El sentido de la vida no se encontrará divulgando verdades nuevas. El sentido de la vida se encontrará en la vida. La propia. La de Yo. Cuando el amor de Yo proveniente de Yo irradie eternamente a Yo.
Hubo sabios, entre ellos algún ciego, que proponían un sistema de gobierno que permitiría llegar al orden perfecto del mundo humano: la vida en las comunas, el maravilloso mundo de las municipalidades universales, la desaparición de la idea de Estado-Nación. Imposible.
Pero, ¿sería acaso eficaz hacer desaparecer la idea de Sociedad… por un momento? ¿De comunidad, pues? ¿De grupo, más que sea? Sustituir el debate de la humanidad por el debate del individuo, ¿no sería quizá el comienzo de una solución? (Cambia tú primero, dicen por ay. Empieza por ti, balan luego y balan fuerte más allá.)
La solución de un individuo al gran debate universal, no es su opinión sobre los resultados de unas elecciones televisadas para seguir siendo gobernados por el trabajo de todos los días. No lo será tampoco su profunda reflexión sobre laicismo, corrupción y guerra en este cercano o aquel lejano paisaje: ni sobre la legalidad y el consumo. La solución que un individuo puede aportar al debate universal es su determinación sobre lo que no volverá a comer jamás: sobre la utilización de su tiempo y de su espacio: sobre la cita con el dentista que siempre fue remplazada por algo más importante que una muela palpitante: sobre cerrar la boca para maldecir: y saber abrirla para sonreír.
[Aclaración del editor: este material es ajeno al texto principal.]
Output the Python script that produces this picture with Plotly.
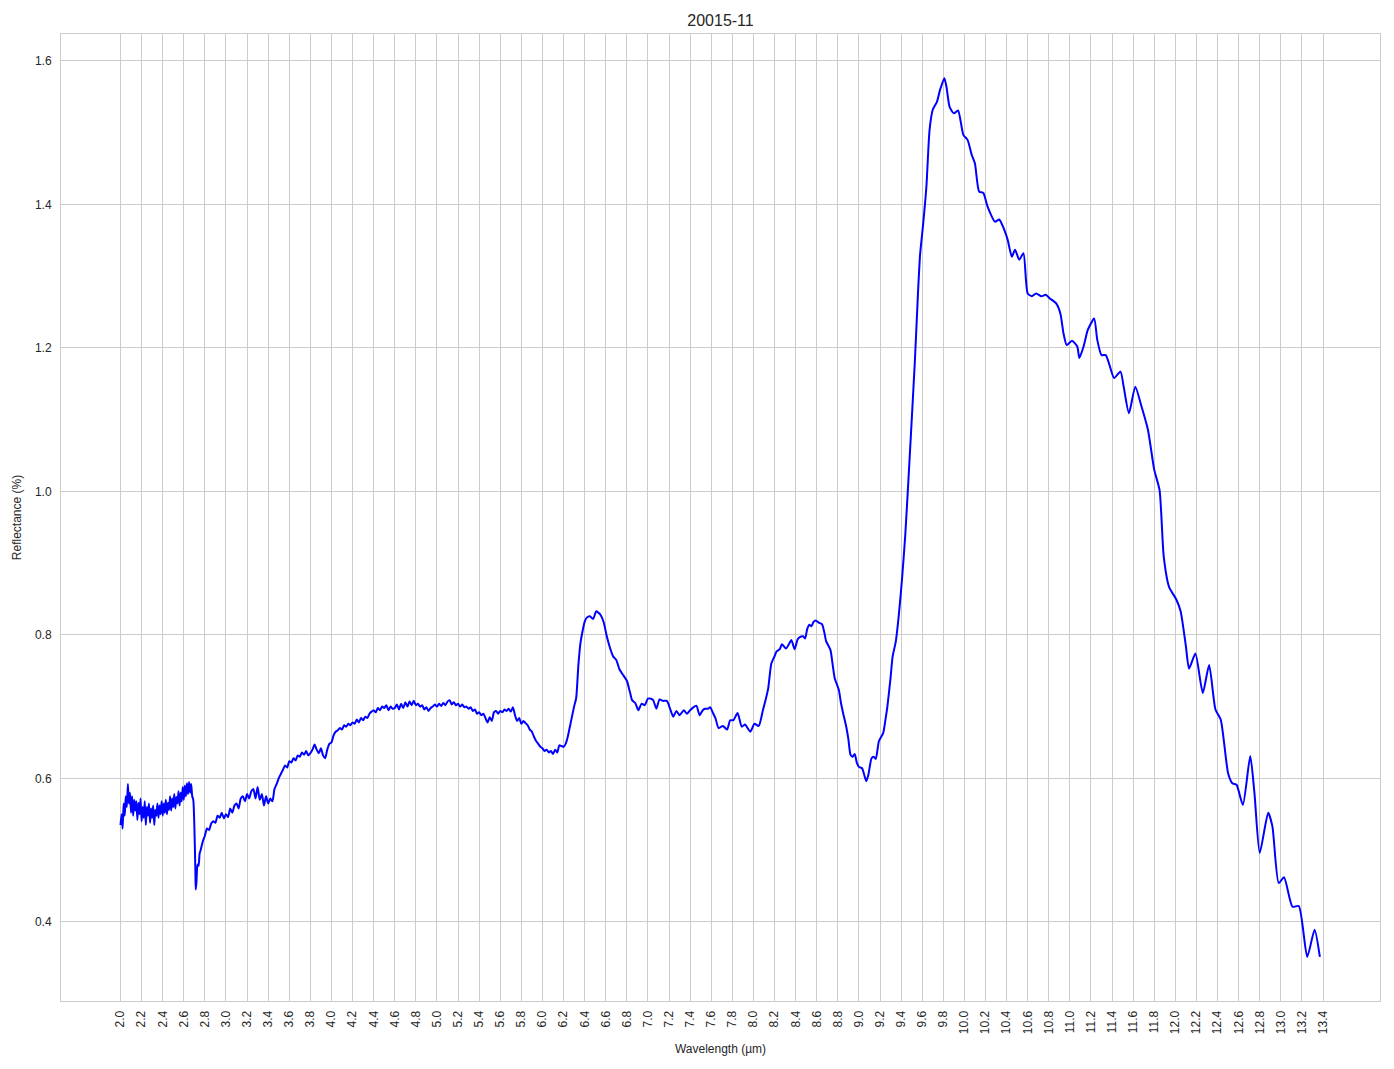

La solución puede esconderse detrás de las manchas de dentífrico sobre el espejo: el gran caos humano puede comenzar a aligerarse poniendo orden en el escritorio de uno y en su cajón de los calzones. El regreso del África simbólico será terminar de leer este libro debajo del teléfono. La gloria será eliminar el comentario soez y olvidar la afrenta. La elegancia de sonarse la nariz y no hacer ruido con la boca puede ser buena si ayuda a sentirse bien consigo y –luego pues—con los demás. Vivir, vivir, amarse, amarse: he ahí el germen de una revolución corrosiva, transmisible, duradera y feliz. Y mientras tanto, que la tierra gire como un trompo circular, sobre su planisferio.
¿Dos más dos?… sí claro, también. Y la armonía.